March was the quietest month in A&E at NHS hospitals for a DECADE with 500,000 fewer attendances than February ‘because people fear they will catch coronavirus in hospital’

Casualty departments in England recorded just 1.53million attendances last month

March was the quietest month in A&E for a decade because of Britain’s coronavirus crisis, NHS figures today show. 

Casualty departments in England recorded just 1.53million attendances last month, down 430,000 – 22 per cent – on February. 

February 2011 held the previous record for the quietest month in A&E, with just 1.6million attendances. 

Emergency medics have warned patients are avoiding hospitals out of fear they will catch or spread the deadly coronavirus. 
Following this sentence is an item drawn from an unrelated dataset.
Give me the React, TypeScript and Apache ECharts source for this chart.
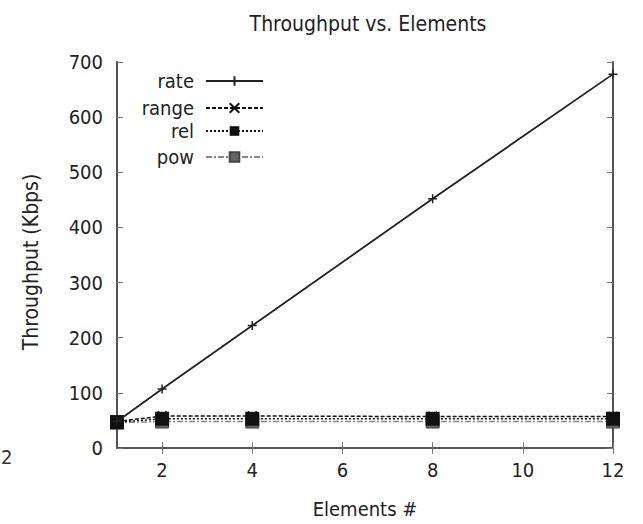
import React, { useEffect, useRef } from "react";
import * as echarts from "echarts";

const elements = [1, 2, 4, 8, 12];
const rate = [48, 107, 222, 452, 678];
const range = [48, 58, 58, 57, 57];
const rel = [47, 53, 53, 53, 53];
const pow = [46, 48, 48, 48, 48];
const xTicks = [2, 4, 6, 8, 10, 12];
const seriesNames = ["rate", "range", "rel", "pow"];

const FONT = "'DejaVu Sans Condensed', 'Liberation Sans Narrow', sans-serif";
const PLUS = "path://M0,5L10,5M5,0L5,10";
const CROSS = "path://M0,0L10,10M10,0L0,10";
const TXT = "#222";

export default function App() {
  const ref = useRef<HTMLDivElement>(null);
  useEffect(() => {
    const chart = echarts.init(ref.current!, undefined, { renderer: "svg" });
    const pair = (ys: number[]) => elements.map((x, i) => [x, ys[i]]);
    const legendRight = 643 - 264;
    const legendTops = [71, 98, 121, 147];
    chart.setOption({
      animation: false,
      backgroundColor: "#fff",
      title: {
        text: "Throughput vs. Elements",
        left: 363,
        textAlign: "center",
        top: 8,
        textStyle: { fontFamily: FONT, fontSize: 21, fontWeight: "normal", color: TXT },
      },
      legend: seriesNames.map((n, i) => ({
        data: [n],
        orient: "vertical",
        align: "right",
        right: legendRight,
        top: legendTops[i],
        itemWidth: 57,
        itemHeight: 12,
        itemGap: 6,
        padding: 0,
        selectedMode: false,
        textStyle: { fontFamily: FONT, fontSize: 20, lineHeight: 20, color: TXT, padding: [0, 7, 0, 0] },
      })),
      grid: { left: 117, right: 30, top: 62, bottom: 76 },
      xAxis: [
        {
          type: "value",
          min: 1,
          max: 12,
          name: "Elements #",
          nameLocation: "middle",
          nameGap: 51,
          nameTextStyle: { fontFamily: FONT, fontSize: 20, color: TXT },
          axisLine: { show: true, lineStyle: { color: "#555", width: 2 } },
          axisTick: { show: true, inside: true, length: 6, customValues: xTicks, lineStyle: { color: "#777" } },
          axisLabel: { customValues: xTicks, margin: 12, fontFamily: FONT, fontSize: 20, color: TXT },
          splitLine: { show: false },
        },
        {
          type: "value",
          position: "top",
          min: 1,
          max: 12,
          axisLine: { show: true, lineStyle: { color: "#555", width: 2 } },
          axisTick: { show: true, inside: true, length: 6, customValues: xTicks, lineStyle: { color: "#777" } },
          axisLabel: { show: false },
          splitLine: { show: false },
        },
      ],
      yAxis: [
        {
          type: "value",
          min: 0,
          max: 700,
          interval: 100,
          name: "Throughput (Kbps)",
          nameLocation: "middle",
          nameRotate: 90,
          nameGap: 76,
          nameTextStyle: { fontFamily: FONT, fontSize: 21, color: TXT, padding: [0, 14, 0, 0] },
          axisLine: { show: true, lineStyle: { color: "#555", width: 2 } },
          axisTick: { show: true, inside: true, length: 6, lineStyle: { color: "#777" } },
          axisLabel: { margin: 14, fontFamily: FONT, fontSize: 20, color: TXT },
          splitLine: { show: false },
        },
        {
          type: "value",
          position: "right",
          min: 0,
          max: 700,
          interval: 100,
          axisLine: { show: true, lineStyle: { color: "#555", width: 2 } },
          axisTick: { show: true, inside: true, length: 6, lineStyle: { color: "#777" } },
          axisLabel: { show: false },
          splitLine: { show: false },
        },
      ],
      series: [
        {
          name: "rate",
          type: "line",
          data: pair(rate),
          symbol: PLUS,
          symbolSize: 9,
          lineStyle: { color: "#222", width: 1.8, type: "solid" },
          itemStyle: { color: "none", borderColor: "#222", borderWidth: 1.5 },
          z: 5,
        },
        {
          name: "range",
          type: "line",
          data: pair(range),
          symbol: CROSS,
          symbolSize: 9,
          lineStyle: { color: "#111", width: 1.5, type: [4, 2] },
          itemStyle: { color: "none", borderColor: "#111", borderWidth: 2 },
          z: 4,
        },
        {
          name: "rel",
          type: "line",
          data: pair(rel),
          symbol: "rect",
          symbolSize: 14,
          lineStyle: { color: "#111", width: 1.5, type: [2, 2] },
          itemStyle: { color: "#111", borderWidth: 0 },
          z: 3,
        },
        {
          name: "pow",
          type: "line",
          data: pair(pow),
          symbol: "rect",
          symbolSize: 13,
          lineStyle: { color: "#888", width: 1.5, type: [6, 2, 2, 2] },
          itemStyle: { color: "#666", borderColor: "#444", borderWidth: 1 },
          z: 2,
        },
      ],
      graphic: [
        {
          type: "text",
          left: 1,
          top: 447,
          style: { text: "2", fontFamily: FONT, fontSize: 20, fill: "#333" },
        },
      ],
    });
    return () => chart.dispose();
  }, []);
  return (
    <div
      ref={ref}
      style={{ position: "fixed", left: 0, top: 0, width: 643, height: 524 }}
    />
  );
}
But A&E doctors say casualty units are still open for business and people must use them if they believe they or their child is seriously ill. 

NHS England’s national medical director last night urged Britons to keep using the health service if they need emergency care.
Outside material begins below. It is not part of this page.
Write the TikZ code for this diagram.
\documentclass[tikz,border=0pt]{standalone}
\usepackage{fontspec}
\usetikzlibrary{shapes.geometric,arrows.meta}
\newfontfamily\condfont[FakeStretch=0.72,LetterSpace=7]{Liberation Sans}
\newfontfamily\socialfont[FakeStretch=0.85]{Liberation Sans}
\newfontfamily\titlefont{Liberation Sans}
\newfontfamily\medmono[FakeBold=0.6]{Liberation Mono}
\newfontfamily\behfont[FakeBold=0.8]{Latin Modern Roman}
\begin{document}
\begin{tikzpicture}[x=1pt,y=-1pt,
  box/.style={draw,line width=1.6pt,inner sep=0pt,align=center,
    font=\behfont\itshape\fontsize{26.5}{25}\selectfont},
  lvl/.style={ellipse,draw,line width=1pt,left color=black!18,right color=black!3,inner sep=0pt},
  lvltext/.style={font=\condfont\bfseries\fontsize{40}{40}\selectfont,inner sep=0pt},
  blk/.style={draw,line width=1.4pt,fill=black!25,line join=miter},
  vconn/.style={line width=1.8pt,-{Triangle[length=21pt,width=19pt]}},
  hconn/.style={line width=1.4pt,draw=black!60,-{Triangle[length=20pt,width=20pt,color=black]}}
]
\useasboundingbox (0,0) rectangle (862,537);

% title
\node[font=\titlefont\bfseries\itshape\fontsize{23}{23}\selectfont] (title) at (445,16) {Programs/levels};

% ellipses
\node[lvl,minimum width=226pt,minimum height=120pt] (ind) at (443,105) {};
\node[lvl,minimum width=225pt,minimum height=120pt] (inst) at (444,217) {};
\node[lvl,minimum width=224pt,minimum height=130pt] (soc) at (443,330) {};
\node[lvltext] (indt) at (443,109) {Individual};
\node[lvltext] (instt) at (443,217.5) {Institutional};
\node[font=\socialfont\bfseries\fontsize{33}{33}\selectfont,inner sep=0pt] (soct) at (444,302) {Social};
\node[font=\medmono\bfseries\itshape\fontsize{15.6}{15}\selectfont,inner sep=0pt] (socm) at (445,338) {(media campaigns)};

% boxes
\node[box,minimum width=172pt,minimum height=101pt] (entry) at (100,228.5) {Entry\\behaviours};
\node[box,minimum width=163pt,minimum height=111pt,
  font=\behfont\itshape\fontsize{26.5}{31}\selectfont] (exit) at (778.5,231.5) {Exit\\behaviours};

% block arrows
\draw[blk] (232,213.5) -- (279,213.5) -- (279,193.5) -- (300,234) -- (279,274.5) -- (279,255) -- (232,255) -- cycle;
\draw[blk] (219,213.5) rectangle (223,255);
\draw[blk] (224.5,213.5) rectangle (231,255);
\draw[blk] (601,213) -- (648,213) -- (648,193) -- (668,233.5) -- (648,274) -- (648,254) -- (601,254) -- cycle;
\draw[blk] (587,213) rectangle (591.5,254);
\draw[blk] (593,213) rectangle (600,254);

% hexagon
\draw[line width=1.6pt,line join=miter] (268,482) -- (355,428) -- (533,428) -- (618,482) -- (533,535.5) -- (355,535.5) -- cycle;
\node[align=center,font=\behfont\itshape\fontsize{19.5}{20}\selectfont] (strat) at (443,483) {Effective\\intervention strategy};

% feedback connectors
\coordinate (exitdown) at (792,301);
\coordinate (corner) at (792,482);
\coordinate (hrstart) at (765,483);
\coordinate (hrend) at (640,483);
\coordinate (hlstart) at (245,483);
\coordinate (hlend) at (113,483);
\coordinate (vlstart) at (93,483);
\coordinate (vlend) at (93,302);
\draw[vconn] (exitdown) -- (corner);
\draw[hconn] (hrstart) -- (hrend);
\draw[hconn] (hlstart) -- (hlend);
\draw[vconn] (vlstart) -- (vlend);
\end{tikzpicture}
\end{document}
Professor Stephen Powis said in yesterday’s Downing Street briefing: ‘The NHS has worked might and day to surge capacity to manage coronavirus.

‘It’s also there for you if you have symptoms of a stroke, symptoms of a heart attack… You should be seeking emergency services just as you always have done.’

His concerns were echoed by Scotland’s interim chief medical officer, who said the NHS was ‘eerily quiet’ for illnesses apart from COVID-19.   

It comes after MailOnline last week revealed that the number of people going to A&E had plummeted by almost half in just a month.

Snapshot statistics provided by 50 hospitals showed the number of emergency visits fell 43 per cent in the last week of March compared to the first. 

The Royal College of Emergency Medicine, which collected the figures, said people may be avoiding hospitals because of coronavirus fears.

Dr Katherine Henderson, president of the RCEM, said: ‘It is really important people with potentially serious conditions still access healthcare.’ 

‘Delaying going to hospital for something such as appendicitis may lead to bigger and avoidable problems both for the individual and for the health service.’